> **Stored data**:
======

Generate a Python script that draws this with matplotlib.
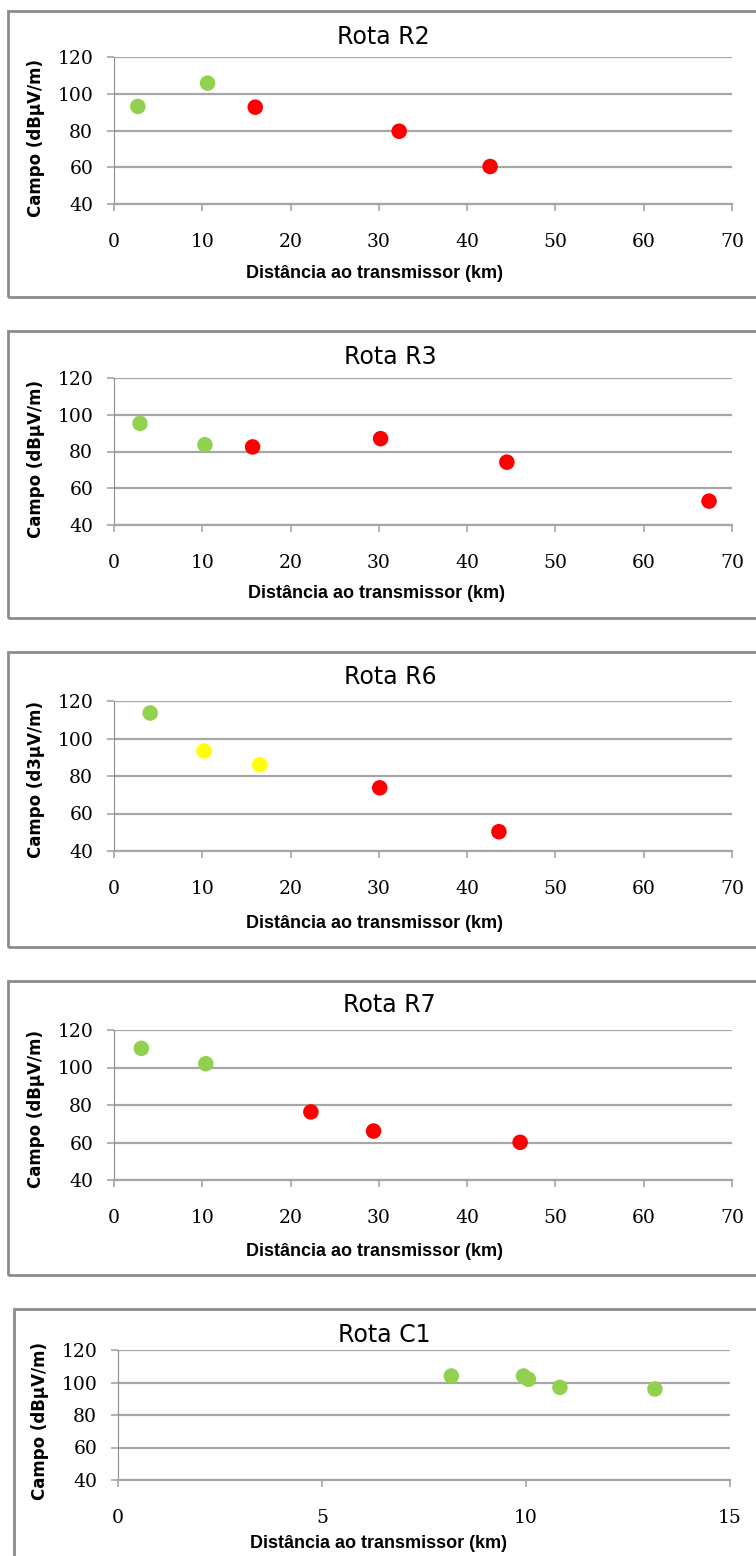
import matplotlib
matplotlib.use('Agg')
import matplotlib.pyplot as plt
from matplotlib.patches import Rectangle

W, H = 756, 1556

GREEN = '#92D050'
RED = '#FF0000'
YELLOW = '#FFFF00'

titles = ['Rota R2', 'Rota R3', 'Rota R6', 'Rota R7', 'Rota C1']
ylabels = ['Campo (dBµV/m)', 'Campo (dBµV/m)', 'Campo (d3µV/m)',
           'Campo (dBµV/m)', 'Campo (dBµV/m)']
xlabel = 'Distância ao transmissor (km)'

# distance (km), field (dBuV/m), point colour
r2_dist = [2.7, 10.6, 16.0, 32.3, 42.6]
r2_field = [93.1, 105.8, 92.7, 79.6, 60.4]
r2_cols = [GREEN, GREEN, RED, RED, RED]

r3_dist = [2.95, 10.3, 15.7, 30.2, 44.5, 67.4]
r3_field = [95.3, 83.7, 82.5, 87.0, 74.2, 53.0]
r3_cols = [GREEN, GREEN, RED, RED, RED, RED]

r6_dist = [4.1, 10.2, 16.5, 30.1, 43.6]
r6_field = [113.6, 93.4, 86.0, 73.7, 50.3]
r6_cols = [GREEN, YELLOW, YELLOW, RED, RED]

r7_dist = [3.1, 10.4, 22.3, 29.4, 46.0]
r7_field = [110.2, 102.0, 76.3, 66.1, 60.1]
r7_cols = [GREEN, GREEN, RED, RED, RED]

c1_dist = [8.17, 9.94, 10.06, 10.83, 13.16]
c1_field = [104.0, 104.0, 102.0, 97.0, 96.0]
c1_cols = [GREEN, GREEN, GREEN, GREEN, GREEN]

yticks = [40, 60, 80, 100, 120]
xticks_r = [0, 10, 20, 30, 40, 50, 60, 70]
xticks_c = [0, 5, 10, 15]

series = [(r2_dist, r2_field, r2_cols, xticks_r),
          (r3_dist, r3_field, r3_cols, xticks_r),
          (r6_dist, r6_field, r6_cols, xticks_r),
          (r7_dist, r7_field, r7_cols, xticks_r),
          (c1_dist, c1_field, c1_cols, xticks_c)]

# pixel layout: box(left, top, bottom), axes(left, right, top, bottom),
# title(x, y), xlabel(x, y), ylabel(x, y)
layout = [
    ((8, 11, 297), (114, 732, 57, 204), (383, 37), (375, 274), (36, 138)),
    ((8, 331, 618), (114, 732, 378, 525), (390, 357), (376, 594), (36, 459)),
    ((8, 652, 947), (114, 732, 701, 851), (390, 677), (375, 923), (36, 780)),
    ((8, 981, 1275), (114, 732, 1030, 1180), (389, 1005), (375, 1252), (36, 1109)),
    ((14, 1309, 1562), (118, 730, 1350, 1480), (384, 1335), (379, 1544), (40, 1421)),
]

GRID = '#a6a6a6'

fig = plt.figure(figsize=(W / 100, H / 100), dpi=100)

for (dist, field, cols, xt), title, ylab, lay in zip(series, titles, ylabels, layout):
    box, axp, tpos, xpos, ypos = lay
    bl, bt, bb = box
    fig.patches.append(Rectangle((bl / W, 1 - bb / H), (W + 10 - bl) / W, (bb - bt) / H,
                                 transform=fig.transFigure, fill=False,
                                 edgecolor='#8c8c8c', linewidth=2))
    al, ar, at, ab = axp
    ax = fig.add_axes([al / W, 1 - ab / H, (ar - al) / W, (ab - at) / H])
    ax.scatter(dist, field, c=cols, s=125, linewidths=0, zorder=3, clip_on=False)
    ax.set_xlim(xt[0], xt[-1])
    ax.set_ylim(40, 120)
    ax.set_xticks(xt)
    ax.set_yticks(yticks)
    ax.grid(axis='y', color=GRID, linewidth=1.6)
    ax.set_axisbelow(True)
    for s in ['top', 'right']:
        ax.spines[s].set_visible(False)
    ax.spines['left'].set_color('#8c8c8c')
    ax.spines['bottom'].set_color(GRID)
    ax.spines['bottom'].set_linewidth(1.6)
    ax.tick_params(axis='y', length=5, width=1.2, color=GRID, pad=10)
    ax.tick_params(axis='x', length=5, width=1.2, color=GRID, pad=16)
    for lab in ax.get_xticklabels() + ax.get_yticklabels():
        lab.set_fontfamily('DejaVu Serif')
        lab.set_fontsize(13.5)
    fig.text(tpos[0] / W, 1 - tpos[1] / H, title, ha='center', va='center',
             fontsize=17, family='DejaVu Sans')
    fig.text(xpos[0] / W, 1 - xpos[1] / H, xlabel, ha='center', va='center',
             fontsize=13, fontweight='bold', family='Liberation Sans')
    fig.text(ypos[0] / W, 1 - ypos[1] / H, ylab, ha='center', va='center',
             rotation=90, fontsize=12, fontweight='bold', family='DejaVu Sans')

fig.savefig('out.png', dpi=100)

======

> **Direction**: Print the data above verbatim from the first line through the line holding "(c1_dist, c1_field, c1_cols, xticks_c)]", leaving every picture out.

> **Answer to the task**:
Generate a Python script that draws this with matplotlib.
import matplotlib
matplotlib.use('Agg')
import matplotlib.pyplot as plt
from matplotlib.patches import Rectangle

W, H = 756, 1556

GREEN = '#92D050'
RED = '#FF0000'
YELLOW = '#FFFF00'

titles = ['Rota R2', 'Rota R3', 'Rota R6', 'Rota R7', 'Rota C1']
ylabels = ['Campo (dBµV/m)', 'Campo (dBµV/m)', 'Campo (d3µV/m)',
           'Campo (dBµV/m)', 'Campo (dBµV/m)']
xlabel = 'Distância ao transmissor (km)'

# distance (km), field (dBuV/m), point colour
r2_dist = [2.7, 10.6, 16.0, 32.3, 42.6]
r2_field = [93.1, 105.8, 92.7, 79.6, 60.4]
r2_cols = [GREEN, GREEN, RED, RED, RED]

r3_dist = [2.95, 10.3, 15.7, 30.2, 44.5, 67.4]
r3_field = [95.3, 83.7, 82.5, 87.0, 74.2, 53.0]
r3_cols = [GREEN, GREEN, RED, RED, RED, RED]

r6_dist = [4.1, 10.2, 16.5, 30.1, 43.6]
r6_field = [113.6, 93.4, 86.0, 73.7, 50.3]
r6_cols = [GREEN, YELLOW, YELLOW, RED, RED]

r7_dist = [3.1, 10.4, 22.3, 29.4, 46.0]
r7_field = [110.2, 102.0, 76.3, 66.1, 60.1]
r7_cols = [GREEN, GREEN, RED, RED, RED]

c1_dist = [8.17, 9.94, 10.06, 10.83, 13.16]
c1_field = [104.0, 104.0, 102.0, 97.0, 96.0]
c1_cols = [GREEN, GREEN, GREEN, GREEN, GREEN]

yticks = [40, 60, 80, 100, 120]
xticks_r = [0, 10, 20, 30, 40, 50, 60, 70]
xticks_c = [0, 5, 10, 15]

series = [(r2_dist, r2_field, r2_cols, xticks_r),
          (r3_dist, r3_field, r3_cols, xticks_r),
          (r6_dist, r6_field, r6_cols, xticks_r),
          (r7_dist, r7_field, r7_cols, xticks_r),
          (c1_dist, c1_field, c1_cols, xticks_c)]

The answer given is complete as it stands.